The clearest comparison comes from Australia, where the Senate is elected multi-winner districts using Single Transferable Vote (Proportional RCV) and the House is elected in single-winner districts using Instant Runoff Voting (single-winner RCV). You can read a study about it, but the data are clear enough that all it takes is one look at this chart:

In every year since 1943 (the first year a woman was elected to the Parliament of Australia), a larger fraction of Senators have been women than House members. This cannot be a coincidence, and it also can’t be attributed to cultural factors since the same voters are electing the House as are electing the Senate. There is no reasonable explanation aside from the different voting methods.

An interesting counterpoint comes from Japan, which used a semi-proportional voting method called Single Nontransferable Vote (SNTV) prior to 1994. (SNTV is very simple: there is a multi-winner election, but each voter can only vote for one candidate.) In addition, Japan used single-winner Plurality (which is what SNTV becomes with a district magnitude of one) and Party List to elect some members of its national legislature. By far the greatest fraction of women were elected under Party List — but there was no difference between SNTV and single-winner Plurality.

Under SNTV, the usual explanations for why multi-winner elections help women didn’t hold. Japan had weak parties, where candidates were competing more on their own brands than on the brand of their party, so efforts by political parties to nominate more women would have been ineffective. And for voters, there was no option of supporting both women and men — SNTV only lets you support one candidate. The Japanese experience shows that there’s more to improving women’s representation than simply using some multi-winner voting method; which multi-winner method you use also matters.

Comparing Proportional Voting Methods

The primary mechanism by which PR helps racial and ethnic minorities — empowering large enough minorities to elect one or more candidates of their choice even if the majority of the electorate opposes them — should be equally effective under all proportional voting methods. It may be somewhat less effective under semi-proportional voting methods that require minorities to vote strategically in order to be fully represented, but we should expect the main differences between PR methods to lie in electing women and in electing minorities via secondary mechanisms.

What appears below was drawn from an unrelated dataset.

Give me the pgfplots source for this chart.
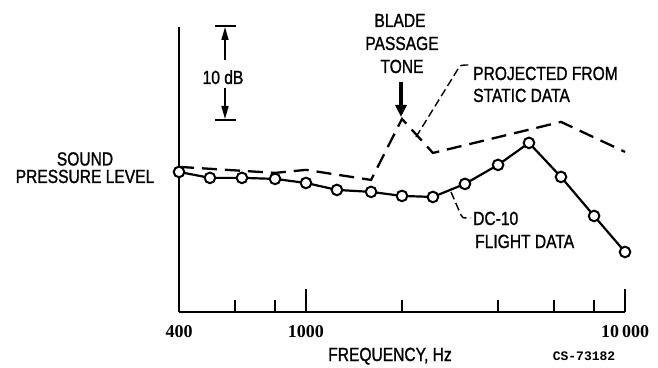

My best guess is that Party List — especially the closed list version, where parties have total control over which of their candidates get elected — is the best for electing women. Political parties will often adopt voluntary (or in many countries, involuntary) quotas for nominating women, and this is easier and more effective with Party List elections than when voters choose which of a party’s nominees get elected. It is worth noting that most any proportional voting method can behave like Party List if the parties are strong enough; this appears to be largely the case in Australia’s senate, where “above the line” voting (in which voters choose to rank parties instead of candidates and use each party’s ordering of its candidates) is common.

I suspect that Mixed-Member Proportional systems (MMP) are worse for women than other proportional voting methods since MMP involves a great many single-winner elections. However, the international comparisons don’t seem to back me up on this; New Zealand has gender parity under MMP, and Germany is not particularly bad. (I found claims that German women fared better for the list seats than for the constituency seats, but I couldn’t find any numbers.) International comparisons involve a lot of extraneous factors, and my best guess is that cultural differences are why New Zealand has gender parity rather than some counterintuitive virtue of MMP. But it’s evidence that the disadvantage of MMP compared to other PR methods (if it exists) isn’t that big.

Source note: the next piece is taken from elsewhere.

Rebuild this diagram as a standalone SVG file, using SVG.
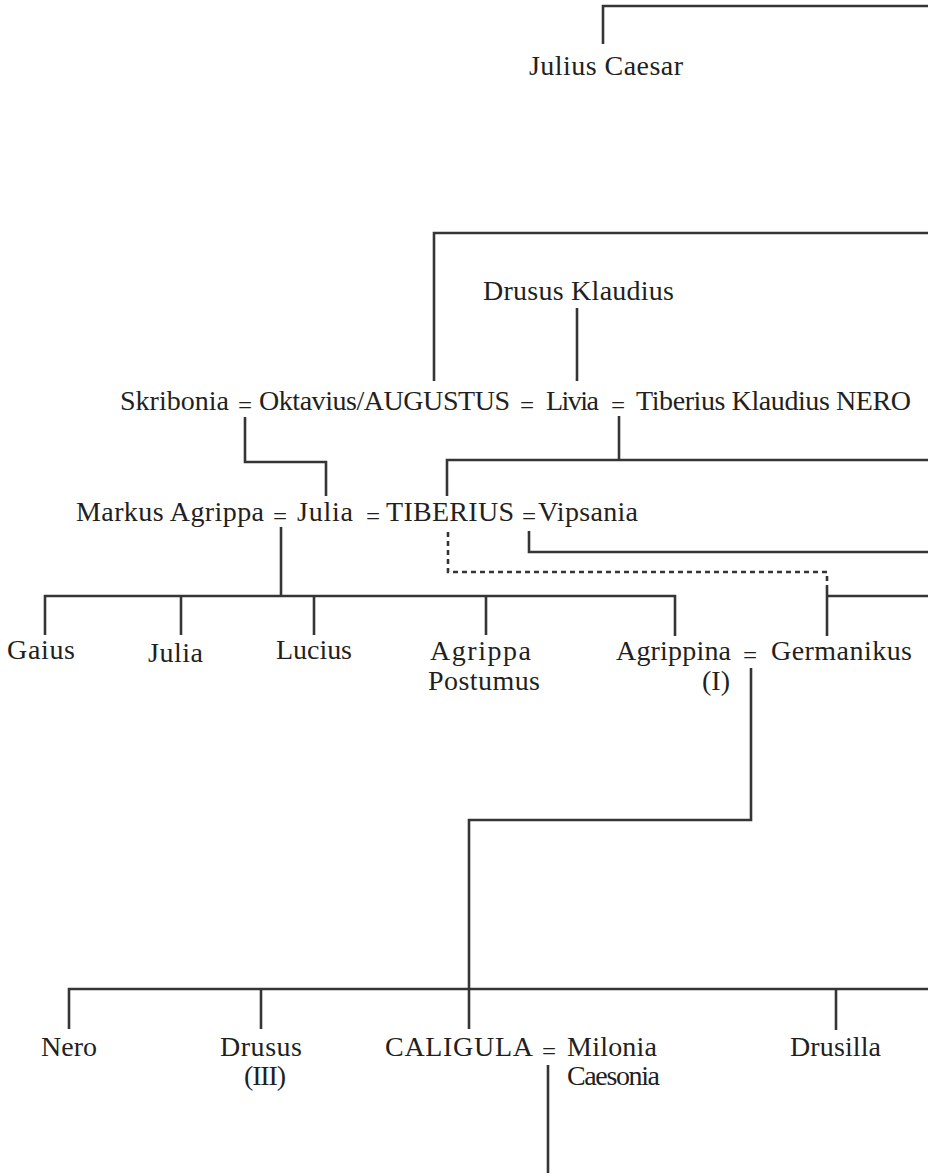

How about candidate-based proportional voting methods like STV, Sequential Proportional Approval Voting (SPAV), and Allocated Score (Proportional STAR Voting)? A relevant difference between these methods and Party List is that Party List works with an arbitrarily large district magnitude, but the candidate-based methods become unwieldy with a district magnitude greater than about half a dozen since it’s unreasonable to expect voters to research a large number of candidates and the ballots become enormous. (Australia uses STV with a district magnitude of 12 for some of its Senate elections, but it’s definitely unwieldy.) In terms of parties and voters wanting to support both men and women, electing five or six candidates in a race isn’t much worse than supporting dozens of candidates since they’ll tend to think about gender equality either way. But it’s actually party magnitude (how many seats a party will win in a given race) that matters, not district magnitude. A district magnitude of 5 will often mean a party magnitude of just 1 or 2, and if a party or political faction will only win one or two seats, having all of their winners be male does not seem particularly outrageous.

How do the candidate-based proportional voting methods compare to one another? We only have data on STV; while Sweden used SPAV in the early 20th century I don’t know of any research on it, and no governmental election has been conducted using Allocated Score. Therefore, we’ll have to settle for speculation.

Presumably, two of the biggest factors influencing women’s success and the success of minorities reliant on winning votes from Whites are the degree to which a voting method encourages voters to provide support for multiple candidates (as is evidenced by the failure of SNTV to help women) and the degree to which it makes such support valuable. These factors cut in opposing directions:

  • STV incentivizes voters to rank as many candidates as possible — there’s literally no downside to it — but the lower rankings are far less valuable than the top one.
  • Under SPAV, all support is equally valuable, but there are big downsides to voting for many candidates. Doing so may cause a merely tolerable candidate you voted for to defeat your favorite candidate since your ballot doesn’t express a preference between the two, and voting for a candidate who would win anyway greatly diminishes your power to elect additional candidates (without sending that power to other likeminded voters as happens with STV and Allocated Score). Under SPAV it’s often strategically optimal to only vote for a single candidate, and SPAV is no better than SNTV at encouraging people who vote this way to vote for a woman.
  • Allocated Score is an in-between option; support from voters who don’t give you the highest rating is more valuable than under STV, and there’s less of a downside to scoring multiple candidates highly under Allocated Score than to voting for multiple candidates under SPAV. Giving several different candidates a score of 3 or higher is strategically sound since doing so won’t reduce your influence in future rounds, unless you end up in their quota in which case you at least increase the influence of like-minded voters. Also, a score of 3 is 3/5 as valuable as a score of 5.

My best guess is that Allocated Score is the best of these three methods for female and minority representation and SPAV is the worst, and I find it plausible that SPAV is closer to semi-proportional methods like SNTV than to STV in this regard. But this is still speculation without empirical evidence; for instance, it’s plausible that most voters will vote for approximately as many candidates under SPAV as there are winners and that SPAV will do the best of all these voting methods. We know that tried and true proportional voting methods like Party List and STV are far better for women and minorities than single-winner districts, and, in the absence of empirical evidence or theoretical grounds to think otherwise, most likely SPAV and Allocated Score will be substantially better as well.